Apple has updated its list of vintage products, reclassifying several familiar devices that are now more than five years removed from store shelves. The latest additions include the iPhone 11 Pro and the 128GB iPhone 8 Plus, alongside a small batch of other Apple hardware.

As spotted by MacRumors, the newly vintage devices are the iPhone 11 Pro, 128GB iPhone 8 Plus, cellular iPad Air (3rd generation), and Apple Watch Series 5. All were first released between 2019 and early 2020, and many are still in everyday use.

The inclusion of the iPhone 11 Pro is the most notable change. Launched in 2019, it introduced Apple’s triple-camera system and remained on sale for several years, which means it still feels relatively modern compared to other models already on the vintage list.

What ‘vintage’ means for you

Apple considers a product vintage once it has been discontinued for more than five years. These devices can still be serviced by Apple Stores and Apple Authorized Service Providers, but only while replacement parts remain available.

Once parts run out, official repairs may no longer be possible. In practice, that usually means battery and display replacements become harder to obtain first, even if the device itself is otherwise working normally.

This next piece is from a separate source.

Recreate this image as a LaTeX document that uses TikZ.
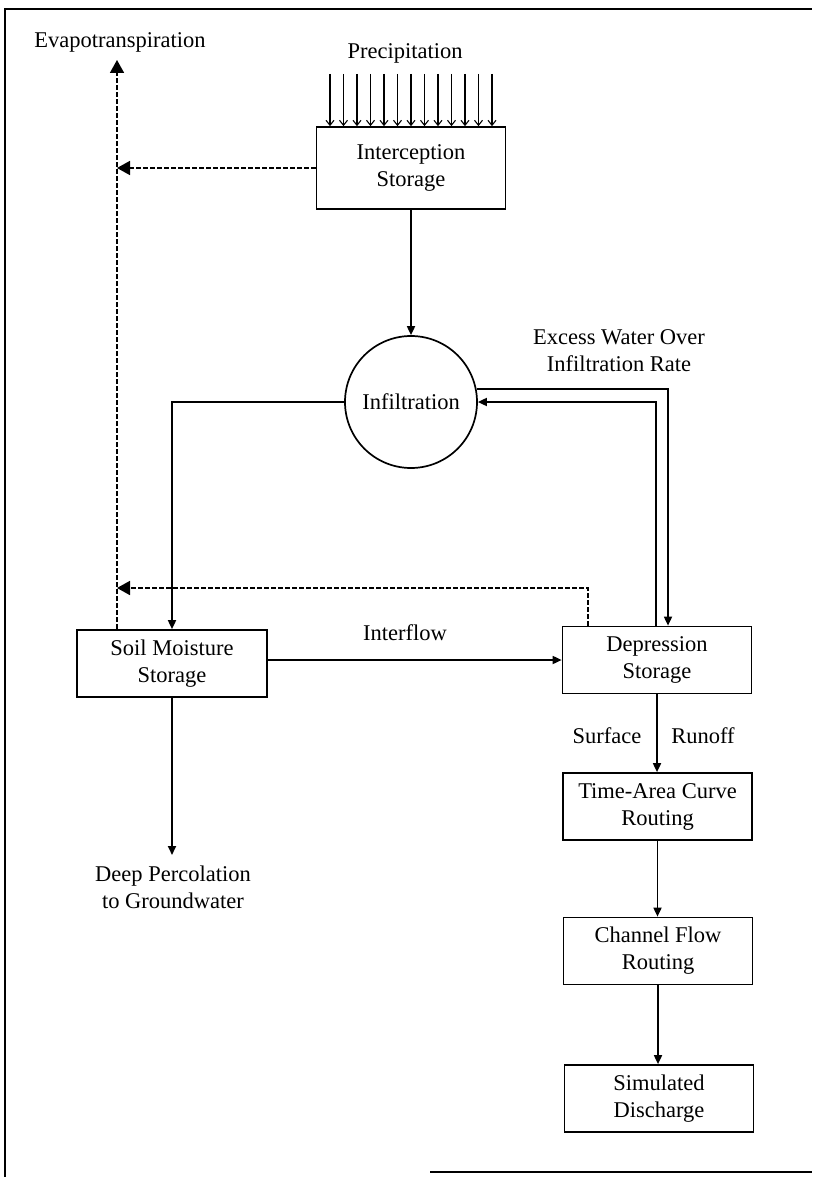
\documentclass[tikz,border=0pt]{standalone}
\usepackage{fontspec}
\setmainfont{Liberation Serif}
\usetikzlibrary{arrows.meta}
\begin{document}
\begin{tikzpicture}[x=1pt,y=-1pt, line width=1.7pt,
  box/.style={draw, minimum width=189pt, minimum height=67pt, align=center, inner sep=0pt},
  lbl/.style={align=center, inner sep=0pt},
  sarr/.style={-{Triangle[length=9pt,width=8pt]}},
  barr/.style={-{Triangle[length=13pt,width=14pt]}},
  dsh/.style={dash pattern=on 5pt off 2pt},
  font=\fontsize{22.5}{27}\selectfont]
\useasboundingbox (0,0) rectangle (812,1177);
% frame
\draw (5,1177) -- (5,9) -- (812,9);
\draw (430,1172) -- (812,1172);
% nodes
\node[lbl] (evap) at (120,42) {Evapotranspiration};
\node[lbl] (prec) at (405,53) {Precipitation};
\node[box, minimum height=82pt] (int) at (411,168) {Interception\\Storage};
\node[draw, circle, minimum size=132pt, inner sep=0pt] (inf) at (411,402) {Infiltration};
\node[lbl] (exc) at (619,351) {Excess Water Over\\Infiltration Rate};
\node[box, minimum width=190pt] (soil) at (172,663.5) {Soil Moisture\\Storage};
\node[box] (dep) at (657,660) {Depression\\Storage};
\node[lbl] (intf) at (405,633) {Interflow};
\node[lbl] (surf) at (607,736) {Surface};
\node[lbl] (run) at (703,736) {Runoff};
\node[box] (ta) at (657.5,806.5) {Time-Area Curve\\Routing};
\node[box] (ch) at (658,951) {Channel Flow\\Routing};
\node[box] (sim) at (659,1098.5) {Simulated\\Discharge};
\node[lbl] (deep) at (173,887.5) {Deep Percolation\\to Groundwater};
% precipitation arrows
\foreach \i in {0,...,12} {
  \coordinate (p\i) at (330+13.5*\i,74);
  \draw[line width=1.1pt, -{Straight Barb[length=5pt,width=8pt]}] (p\i) -- (p\i |- int.north);
}
% evapotranspiration
\coordinate (evtip) at (117,60);
\draw[dsh, barr] (soil.north -| evtip) -- (evtip);
\draw[dsh, barr] (int.west) -- (int.west -| evtip);
% interception to infiltration
\draw[sarr] (int.south) -- (inf.north);
% excess water loop
\coordinate (xo) at (668,0);
\coordinate (xi) at (656,0);
\draw[sarr] (inf.11.4) -| (dep.north -| xo);
\draw[sarr] (dep.north -| xi) |- (inf.east);
% infiltration to soil moisture
\draw[sarr] (inf.west) -| (soil.north);
% depression evaporation
\coordinate (xd) at (588,0);
\coordinate (yd) at (0,588);
\draw[dsh, barr] (dep.north -| xd) |- (yd -| evtip);
% interflow
\draw[sarr] (soil.east |- dep.west) -- (dep.west);
% runoff chain
\draw[sarr] (dep.south) -- (dep.south |- ta.north);
\draw[sarr] (ta.south) -- (ta.south |- ch.north);
\draw[sarr] (ch.south) -- (ch.south |- sim.north);
% deep percolation
\coordinate (dp) at (172,855);
\draw[sarr] (soil.south) -- (soil.south |- dp);
\end{tikzpicture}
\end{document}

The last Intel MacBook Air

This update also adds the early-2020 MacBook Air to Apple’s vintage category. That model was a short-lived and largely unpopular stopgap, arriving with Intel chips and a revised keyboard just months before Apple unveiled the M1 MacBook Air.

While it’s a notable milestone for the Mac lineup, the practical impact is the same: repairs are no longer guaranteed long-term, and owners may find servicing options becoming more limited over time.

What comes after vintage

After vintage, Apple products eventually move into the company’s ‘obsolete’ category. Apple applies this label once a device has been discontinued for more than seven years.

At that point, Apple stops all hardware servicing entirely. No repairs are offered through Apple or authorized providers, regardless of parts availability, leaving third-party repair shops as the only option.

If you’re still using one of these newly vintage devices, it’s a useful signal to plan ahead – whether that means booking repairs sooner rather than later, or starting to think about an eventual upgrade.